■ Instructions for the task
Go through the listing and set it down exactly, leaving out its pictures.

■ Collected material

====

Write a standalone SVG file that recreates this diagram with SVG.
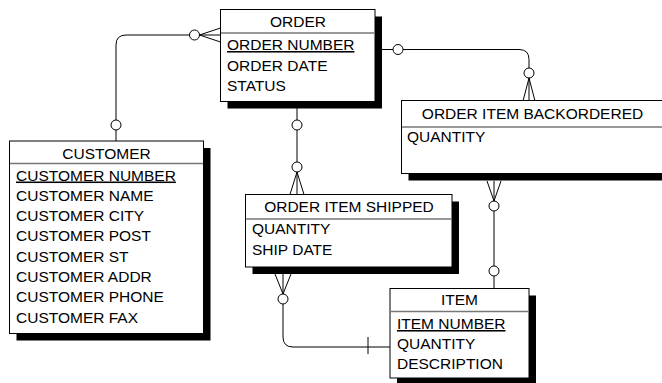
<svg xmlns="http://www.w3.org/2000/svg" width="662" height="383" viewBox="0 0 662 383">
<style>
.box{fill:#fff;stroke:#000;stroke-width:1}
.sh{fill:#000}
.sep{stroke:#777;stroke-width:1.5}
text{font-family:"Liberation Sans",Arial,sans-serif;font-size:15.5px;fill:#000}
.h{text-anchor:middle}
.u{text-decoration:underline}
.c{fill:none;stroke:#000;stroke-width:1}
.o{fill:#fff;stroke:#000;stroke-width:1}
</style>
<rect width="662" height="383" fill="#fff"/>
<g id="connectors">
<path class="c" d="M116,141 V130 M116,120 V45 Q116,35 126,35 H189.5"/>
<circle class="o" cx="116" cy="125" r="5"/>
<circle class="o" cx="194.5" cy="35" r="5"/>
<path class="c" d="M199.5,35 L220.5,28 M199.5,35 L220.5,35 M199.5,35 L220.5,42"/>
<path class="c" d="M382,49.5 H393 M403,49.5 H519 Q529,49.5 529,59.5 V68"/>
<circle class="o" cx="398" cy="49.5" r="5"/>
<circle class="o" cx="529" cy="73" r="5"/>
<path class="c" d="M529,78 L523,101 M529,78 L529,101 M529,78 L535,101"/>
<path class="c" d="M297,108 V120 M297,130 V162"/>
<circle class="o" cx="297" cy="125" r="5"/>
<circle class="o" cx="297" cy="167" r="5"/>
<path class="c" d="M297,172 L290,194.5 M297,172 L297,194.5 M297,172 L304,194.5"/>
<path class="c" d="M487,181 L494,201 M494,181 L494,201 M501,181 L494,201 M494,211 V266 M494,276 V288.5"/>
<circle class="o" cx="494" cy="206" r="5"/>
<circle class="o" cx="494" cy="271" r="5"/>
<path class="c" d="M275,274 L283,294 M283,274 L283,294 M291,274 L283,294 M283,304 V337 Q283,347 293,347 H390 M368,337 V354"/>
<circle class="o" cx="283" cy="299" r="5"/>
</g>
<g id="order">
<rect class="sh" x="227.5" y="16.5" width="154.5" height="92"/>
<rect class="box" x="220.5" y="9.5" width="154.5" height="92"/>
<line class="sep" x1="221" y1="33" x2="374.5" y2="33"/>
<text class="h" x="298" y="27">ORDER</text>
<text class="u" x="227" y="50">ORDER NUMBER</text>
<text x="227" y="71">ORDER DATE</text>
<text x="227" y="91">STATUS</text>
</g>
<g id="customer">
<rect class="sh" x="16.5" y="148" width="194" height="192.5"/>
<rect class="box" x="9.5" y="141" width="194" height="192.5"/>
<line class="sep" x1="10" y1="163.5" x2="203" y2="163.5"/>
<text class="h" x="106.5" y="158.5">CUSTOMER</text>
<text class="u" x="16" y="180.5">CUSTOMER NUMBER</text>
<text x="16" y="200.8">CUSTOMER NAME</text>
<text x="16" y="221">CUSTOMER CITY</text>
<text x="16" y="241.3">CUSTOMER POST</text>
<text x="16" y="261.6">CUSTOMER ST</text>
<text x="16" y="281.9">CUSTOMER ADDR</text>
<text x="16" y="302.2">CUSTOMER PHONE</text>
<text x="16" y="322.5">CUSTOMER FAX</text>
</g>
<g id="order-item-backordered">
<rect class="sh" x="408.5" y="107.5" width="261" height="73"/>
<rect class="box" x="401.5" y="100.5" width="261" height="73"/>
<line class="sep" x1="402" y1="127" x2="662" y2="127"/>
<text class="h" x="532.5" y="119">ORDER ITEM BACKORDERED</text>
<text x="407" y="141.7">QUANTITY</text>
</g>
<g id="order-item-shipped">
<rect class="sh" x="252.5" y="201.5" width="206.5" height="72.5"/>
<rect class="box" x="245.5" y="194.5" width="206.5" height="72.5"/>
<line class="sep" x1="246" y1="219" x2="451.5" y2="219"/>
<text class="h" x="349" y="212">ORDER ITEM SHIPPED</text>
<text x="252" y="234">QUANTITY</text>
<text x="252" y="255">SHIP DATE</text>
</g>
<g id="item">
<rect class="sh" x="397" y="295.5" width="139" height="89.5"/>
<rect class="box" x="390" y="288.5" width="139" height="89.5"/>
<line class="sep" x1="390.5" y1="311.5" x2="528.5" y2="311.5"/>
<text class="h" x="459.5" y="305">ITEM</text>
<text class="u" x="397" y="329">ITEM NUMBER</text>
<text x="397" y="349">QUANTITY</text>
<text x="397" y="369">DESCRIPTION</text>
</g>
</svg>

====

■ Output for this task
Write a standalone SVG file that recreates this diagram with SVG.
<svg xmlns="http://www.w3.org/2000/svg" width="662" height="383" viewBox="0 0 662 383">
<style>
.box{fill:#fff;stroke:#000;stroke-width:1}
.sh{fill:#000}
.sep{stroke:#777;stroke-width:1.5}
text{font-family:"Liberation Sans",Arial,sans-serif;font-size:15.5px;fill:#000}
.h{text-anchor:middle}
.u{text-decoration:underline}
.c{fill:none;stroke:#000;stroke-width:1}
.o{fill:#fff;stroke:#000;stroke-width:1}
</style>
<rect width="662" height="383" fill="#fff"/>
<g id="connectors">
<path class="c" d="M116,141 V130 M116,120 V45 Q116,35 126,35 H189.5"/>
<circle class="o" cx="116" cy="125" r="5"/>
<circle class="o" cx="194.5" cy="35" r="5"/>
<path class="c" d="M199.5,35 L220.5,28 M199.5,35 L220.5,35 M199.5,35 L220.5,42"/>
<path class="c" d="M382,49.5 H393 M403,49.5 H519 Q529,49.5 529,59.5 V68"/>
<circle class="o" cx="398" cy="49.5" r="5"/>
<circle class="o" cx="529" cy="73" r="5"/>
<path class="c" d="M529,78 L523,101 M529,78 L529,101 M529,78 L535,101"/>
<path class="c" d="M297,108 V120 M297,130 V162"/>
<circle class="o" cx="297" cy="125" r="5"/>
<circle class="o" cx="297" cy="167" r="5"/>
<path class="c" d="M297,172 L290,194.5 M297,172 L297,194.5 M297,172 L304,194.5"/>
<path class="c" d="M487,181 L494,201 M494,181 L494,201 M501,181 L494,201 M494,211 V266 M494,276 V288.5"/>
<circle class="o" cx="494" cy="206" r="5"/>
<circle class="o" cx="494" cy="271" r="5"/>
<path class="c" d="M275,274 L283,294 M283,274 L283,294 M291,274 L283,294 M283,304 V337 Q283,347 293,347 H390 M368,337 V354"/>
<circle class="o" cx="283" cy="299" r="5"/>
</g>
<g id="order">
<rect class="sh" x="227.5" y="16.5" width="154.5" height="92"/>
<rect class="box" x="220.5" y="9.5" width="154.5" height="92"/>
<line class="sep" x1="221" y1="33" x2="374.5" y2="33"/>
<text class="h" x="298" y="27">ORDER</text>
<text class="u" x="227" y="50">ORDER NUMBER</text>
<text x="227" y="71">ORDER DATE</text>
<text x="227" y="91">STATUS</text>
</g>
<g id="customer">
<rect class="sh" x="16.5" y="148" width="194" height="192.5"/>
<rect class="box" x="9.5" y="141" width="194" height="192.5"/>
<line class="sep" x1="10" y1="163.5" x2="203" y2="163.5"/>
<text class="h" x="106.5" y="158.5">CUSTOMER</text>
<text class="u" x="16" y="180.5">CUSTOMER NUMBER</text>
<text x="16" y="200.8">CUSTOMER NAME</text>
<text x="16" y="221">CUSTOMER CITY</text>
<text x="16" y="241.3">CUSTOMER POST</text>
<text x="16" y="261.6">CUSTOMER ST</text>
<text x="16" y="281.9">CUSTOMER ADDR</text>
<text x="16" y="302.2">CUSTOMER PHONE</text>
<text x="16" y="322.5">CUSTOMER FAX</text>
</g>
<g id="order-item-backordered">
<rect class="sh" x="408.5" y="107.5" width="261" height="73"/>
<rect class="box" x="401.5" y="100.5" width="261" height="73"/>
<line class="sep" x1="402" y1="127" x2="662" y2="127"/>
<text class="h" x="532.5" y="119">ORDER ITEM BACKORDERED</text>
<text x="407" y="141.7">QUANTITY</text>
</g>
<g id="order-item-shipped">
<rect class="sh" x="252.5" y="201.5" width="206.5" height="72.5"/>
<rect class="box" x="245.5" y="194.5" width="206.5" height="72.5"/>
<line class="sep" x1="246" y1="219" x2="451.5" y2="219"/>
<text class="h" x="349" y="212">ORDER ITEM SHIPPED</text>
<text x="252" y="234">QUANTITY</text>
<text x="252" y="255">SHIP DATE</text>
</g>
<g id="item">
<rect class="sh" x="397" y="295.5" width="139" height="89.5"/>
<rect class="box" x="390" y="288.5" width="139" height="89.5"/>
<line class="sep" x1="390.5" y1="311.5" x2="528.5" y2="311.5"/>
<text class="h" x="459.5" y="305">ITEM</text>
<text class="u" x="397" y="329">ITEM NUMBER</text>
<text x="397" y="349">QUANTITY</text>
<text x="397" y="369">DESCRIPTION</text>
</g>
</svg>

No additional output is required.